Ahi tengo las reglas que yo uso y me funcionan sin problemas solo para que descargues y uses inmediatamente.

EDIT: Tampoco necesitas la documentación de arch, solo buscar un poco en este foro.

----------

## papu

 *edgar_uriel84 wrote:*   

> no funcionara si no tienes las reglas correctas, te mando a mi blog (que mañoso ) : http://genomorro.wordpress.com/2009/05/16/mas-reglas-udev-para-automontar-dispositivos/
> 
> Ahi tengo las reglas que yo uso y me funcionan sin problemas solo para que descargues y uses inmediatamente.
> 
> EDIT: Tampoco necesitas la documentación de arch, solo buscar un poco en este foro.

 

¿esto es para temas usb solamente?

joder que cacao, pero¿ el udev este no sirve para la (gestión) autodetección de dispositivos?, entiendo que también el hotplug y tal ¿no?

Supongo es que aún no esta implementado todas las características de udev. Teoricamente también devería servir ( a la larga) para detección de todo tipo dispositivos: discos duros( sin tener que ponernos en fstab), sonido, tarjetas de video,monitores...

No se exactamente a que tiende el udev en un futuro , no creo solo sirva para  detección de teclados y ratones, eso si me funciona perfectamente.

saludos, adéu.

----------

## edgar_uriel84

Las reglas que te puse son para montar usb porque es lo que puedes montar, por eso preguntaste y a lo más que necesitaras es agregar alguna regla de las que ya hay ahí, si quieres autodetección de hardware (Discos duros internos y tarjetas de video) debes usar HAL no udev, en general si conectas algo por usb podrías crear reglas udev para ejecutar acciones automagicamente (cargar modulos, iniciar un script o programa y cosas asi), las reglas son como las que ya haz visto en el post de mi blog, sin embargo para ese tipo de tareas esta HAL no udev.

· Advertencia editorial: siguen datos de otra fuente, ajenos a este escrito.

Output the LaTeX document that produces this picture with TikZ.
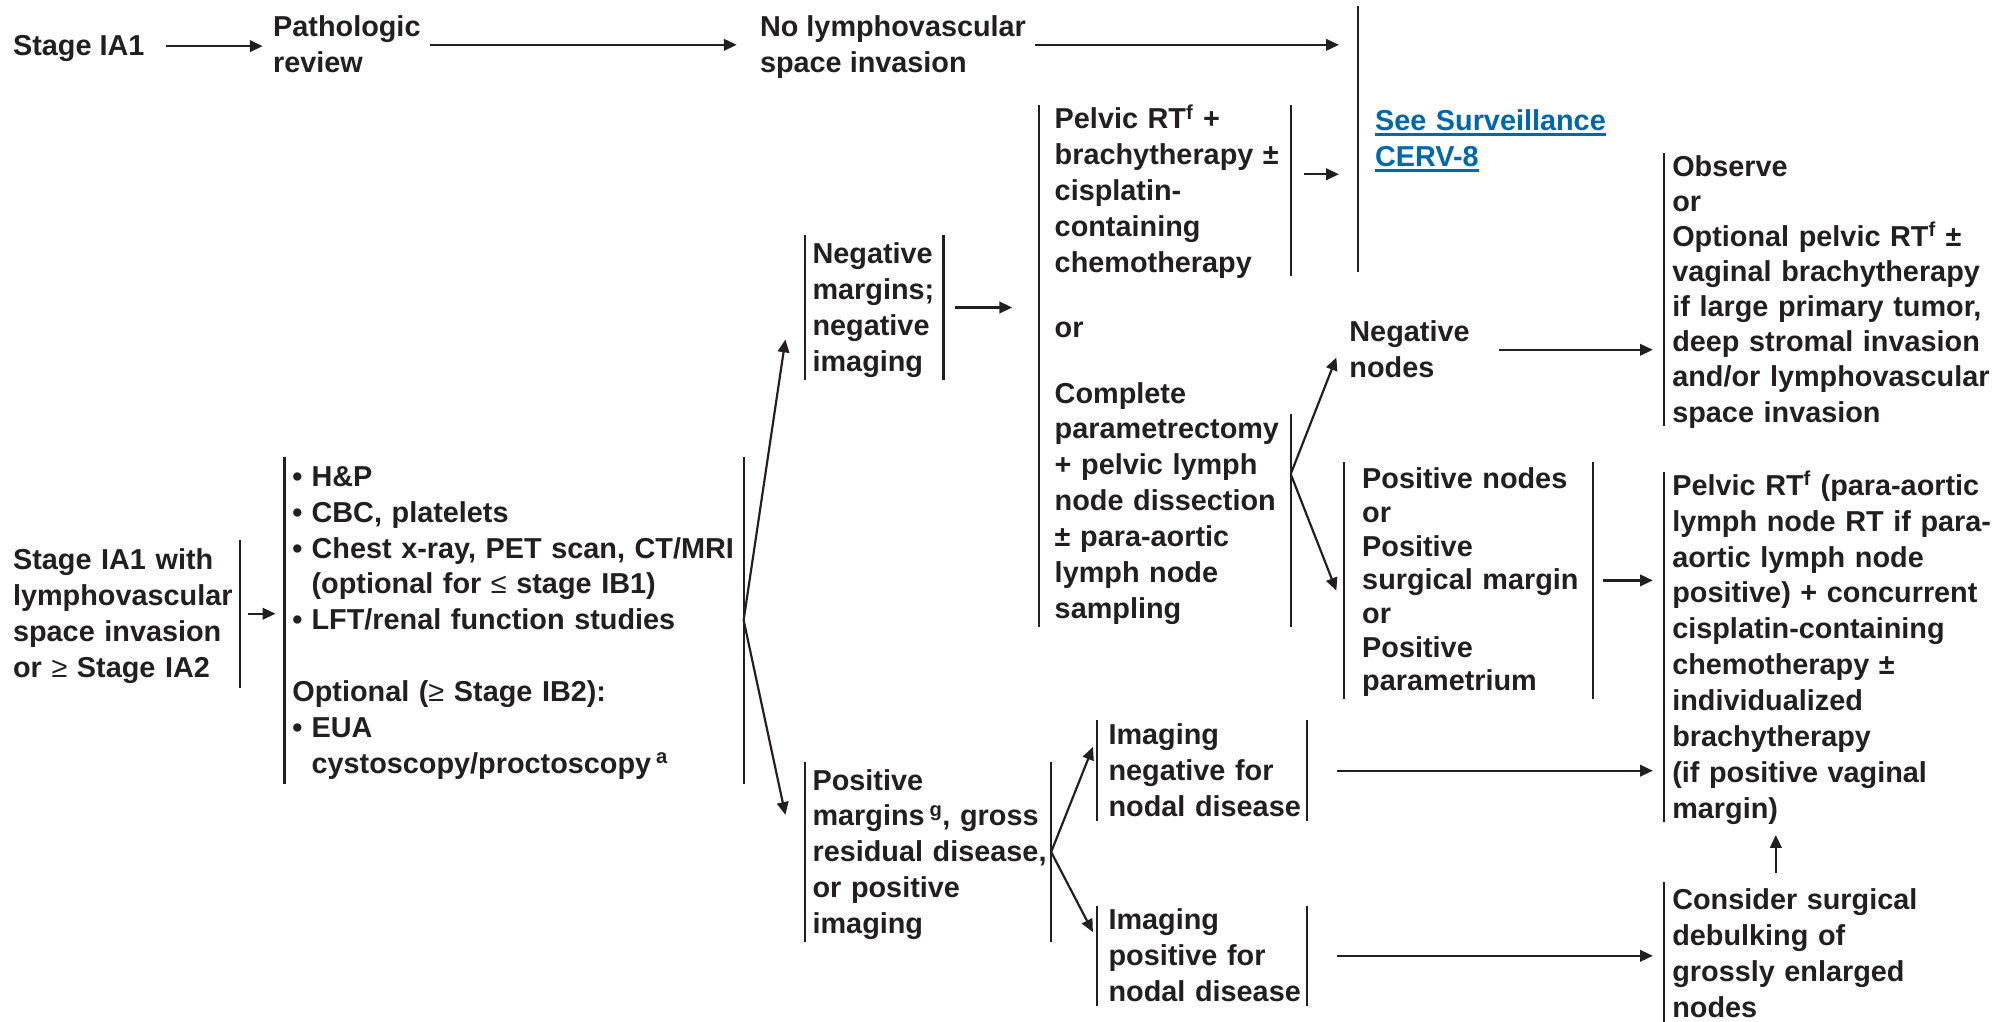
\documentclass[tikz,border=0pt]{standalone}
\usepackage{fontspec}
\setmainfont{Liberation Sans}
\usetikzlibrary{arrows.meta}
\definecolor{ink}{HTML}{231F20}
\definecolor{linkblue}{HTML}{0067A9}
% left-aligned stack of lines, one row per \\ (set 2pt low inside its box)
\newcommand\mlines[1]{\raisebox{-2pt}[\height][\depth]{\begin{tabular}{@{}l@{}}#1\end{tabular}}}
\newcommand\bul{\makebox[15pt][l]{\textbullet}}
\newcommand\ind{\hspace*{15pt}}
\newcommand\gsym{{\mdseries ≥}}
\newcommand\lsym{{\mdseries ≤}}
\newcommand\lnk[1]{\setbox0\hbox{#1}\rlap{\rule[-3.8pt]{\wd0}{2pt}}\box0}
\begin{document}
\begin{tikzpicture}[x=1pt,y=-1pt,
  every node/.style={font=\fontsize{22.5}{28}\selectfont\bfseries, text=ink},
  txt/.style={anchor=west, inner sep=0pt},
  frm/.style={anchor=west, inner ysep=0pt, inner xsep=#1},
  frm/.default=6pt,
  barline/.style={draw=ink, line width=1.7pt},
  lbar/.style={append after command={(\tikzlastnode.north west) edge[barline] (\tikzlastnode.south west)}},
  rbar/.style={append after command={(\tikzlastnode.north east) edge[barline] (\tikzlastnode.south east)}},
  arr/.style={draw=ink, line width=1.7pt, -{Triangle[length=10pt,width=9pt]}}]
\useasboundingbox (0,0) rectangle (1568,797);

% top row
\node[txt] (stageA) at (10,36) {\mlines{Stage IA1}};
\node[txt] (patho) at (213,35) {\mlines{Pathologic\\review}};
\node[txt] (nolvsi) at (593,35) {\mlines{No lymphovascular\\space invasion}};
\node[frm=13pt, lbar, minimum height=207pt, text width=190pt] (surv) at (1060,108.5)
  {\color{linkblue}\mlines{\lnk{See Surveillance}\\\lnk{CERV-8}}};

% primary treatment options
\node[frm=12pt, rbar, text width=172pt, inner ysep=-3.5pt] (pelvic) at (811,149)
  {\mlines{Pelvic RT\textsuperscript{f} +\\brachytherapy ±\\cisplatin-\\containing\\chemotherapy}};
\node[txt] (orA) at (823,256) {\mlines{or}};
\node[frm=12pt, text width=172pt] (compl) at (811,391)
  {\mlines{Complete\\parametrectomy\\+ pelvic lymph\\node dissection\\± para-aortic\\lymph node\\sampling}};
\draw[barline] ([yshift=-30pt]compl.north east) -- (compl.south east);
\draw[barline] (pelvic.north west) -- (compl.south west);

% nodal findings
\node[txt] (negnodes) at (1053,273) {\mlines{Negative\\nodes}};
\node[frm=14pt, lbar, rbar, text width=166pt, font=\fontsize{22.5}{26.3}\selectfont\bfseries] (posnodes) at (1049,453)
  {\mlines{Positive nodes\\or\\Positive\\surgical margin\\or\\Positive\\parametrium}};

% adjuvant treatment
\node[frm, lbar, inner ysep=-3.5pt, text width=260pt, font=\fontsize{22.5}{27.4}\selectfont\bfseries] (observe) at (1299,226)
  {\mlines{Observe\\or\\Optional pelvic RT\textsuperscript{f} ±\\vaginal brachytherapy\\if large primary tumor,\\deep stromal invasion\\and/or lymphovascular\\space invasion}};
\node[frm, lbar, inner ysep=-3.5pt, text width=260pt] (rtbig) at (1299,505)
  {\mlines{Pelvic RT\textsuperscript{f} (para-aortic\\lymph node RT if para-\\aortic lymph node\\positive) + concurrent\\cisplatin-containing\\chemotherapy ±\\individualized\\brachytherapy\\(if positive vaginal\\margin)}};
\node[frm, lbar, text width=260pt] (consider) at (1299,744.5)
  {\mlines{Consider surgical\\debulking of\\grossly enlarged\\nodes}};

% workup
\node[frm, rbar, text width=171pt, minimum height=115pt] (stageB) at (4,479)
  {\mlines{Stage IA1 with\\lymphovascular\\space invasion\\or \gsym\ Stage IA2}};
\node[frm, lbar, rbar, text width=346pt, minimum height=255pt] (workup) at (222,484)
  {\mlines{\bul H\&P\\\bul CBC, platelets\\\bul Chest x-ray, PET scan, CT/MRI\\\ind(optional for \lsym\ stage IB1)\\\bul LFT/renal function studies\\[28pt]Optional (\gsym\ Stage IB2):\\\bul EUA\\\ind cystoscopy/proctoscopy\,\textsuperscript{a}}};

% margins and imaging
\node[frm, lbar, rbar, text width=96pt, minimum height=111pt] (negm) at (628,240)
  {\mlines{Negative\\margins;\\negative\\imaging}};
\node[frm, lbar, rbar, text width=180pt] (posm) at (628,665)
  {\mlines{Positive\\margins\,\textsuperscript{g}, gross\\residual disease,\\or positive\\imaging}};
\node[frm=9pt, lbar, rbar, text width=146pt, inner ysep=-3pt] (imgneg) at (856,601.5)
  {\mlines{Imaging\\negative for\\nodal disease}};
\node[frm=9pt, lbar, rbar, text width=146pt, inner ysep=-3pt] (imgpos) at (856,746)
  {\mlines{Imaging\\positive for\\nodal disease}};

% connectors
\draw[arr, shorten <=17pt, shorten >=8pt] (stageA.east) -- (stageA.east -| patho.west);
\draw[arr, shorten <=7pt, shorten >=18pt] (patho.east) -- (patho.east -| nolvsi.west);
\draw[arr, shorten <=7pt, shorten >=15pt] (nolvsi.east) -- (nolvsi.east -| surv.west);
\coordinate (pe) at ([yshift=13pt]pelvic.east);
\draw[arr, shorten <=10pt, shorten >=15pt] (pe) -- (pe -| surv.west);
\draw[arr, shorten <=6pt, shorten >=7pt] (stageB.east) -- (stageB.east -| workup.west);
\draw[arr] (workup.east) -- ([xshift=-15pt,yshift=-25pt]negm.west);
\draw[arr] (workup.east) -- ([xshift=-15pt,yshift=29pt]posm.west);
\draw[arr, shorten <=9pt, shorten >=21pt] (negm.east) -- (negm.east -| pelvic.west);
\coordinate (cs) at ([yshift=21pt]compl.east);
\draw[arr] (cs) -- ([xshift=-10pt,yshift=-6pt]negnodes.west);
\draw[arr] (cs) -- ([xshift=-6pt,yshift=-8pt]posnodes.west);
\draw[arr, shorten <=23pt, shorten >=9pt] (negnodes.east) -- (negnodes.east -| observe.west);
\draw[arr, shorten <=8pt, shorten >=9pt] (posnodes.east) -- (posnodes.east -| rtbig.west);
\draw[arr] (posm.east) -- ([xshift=-3pt,yshift=18.5pt]imgneg.west);
\draw[arr] (posm.east) -- ([xshift=-3pt,yshift=18.5pt]imgpos.west);
\draw[arr, shorten <=23pt, shorten >=9pt] (imgneg.east) -- (imgneg.east -| rtbig.west);
\draw[arr, shorten <=23pt, shorten >=9pt] (imgpos.east) -- (imgpos.east -| consider.west);
\coordinate (cu) at ([xshift=87pt]consider.north west);
\draw[arr, shorten <=7pt, shorten >=10pt] (cu) -- (cu |- rtbig.south);
\end{tikzpicture}
\end{document}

Ahora, que es lo que exactamente quieres hacer, porque ya no entendí tu queja, hasta donde explicas todo lo que necesitas ya lo hace udev.

----------

## papu

 *edgar_uriel84 wrote:*   

> Las reglas que te puse son para montar usb porque es lo que puedes montar, por eso preguntaste y a lo más que necesitaras es agregar alguna regla de las que ya hay ahí, si quieres autodetección de hardware (Discos duros internos y tarjetas de video) debes usar HAL no udev, en general si conectas algo por usb podrías crear reglas udev para ejecutar acciones automagicamente (cargar modulos, iniciar un script o programa y cosas asi), las reglas son como las que ya haz visto en el post de mi blog, sin embargo para ese tipo de tareas esta HAL no udev.
> 
> Ahora, que es lo que exactamente quieres hacer, porque ya no entendí tu queja, hasta donde explicas todo lo que necesitas ya lo hace udev.

 

ya gracias, yo tenia entendido y leí que el udev iba a substituir al HAL  y por eso comentaba lo de poder usar hotplug con udev, y que a la larga pues serviria tambien para todo tipo de dispositivos, pero bueno parece ser que no van por ahí los tiros y quizás este mezclando churras con meninas,  :Smile:  ya pondré alguna regla pero no se cual de ellas, porque tampoco se automontan las unidades de dvd y tal.  Siempre puedo volver a poner HAL y todo arreglado.

bueno muchas gracias,

adéu.

----------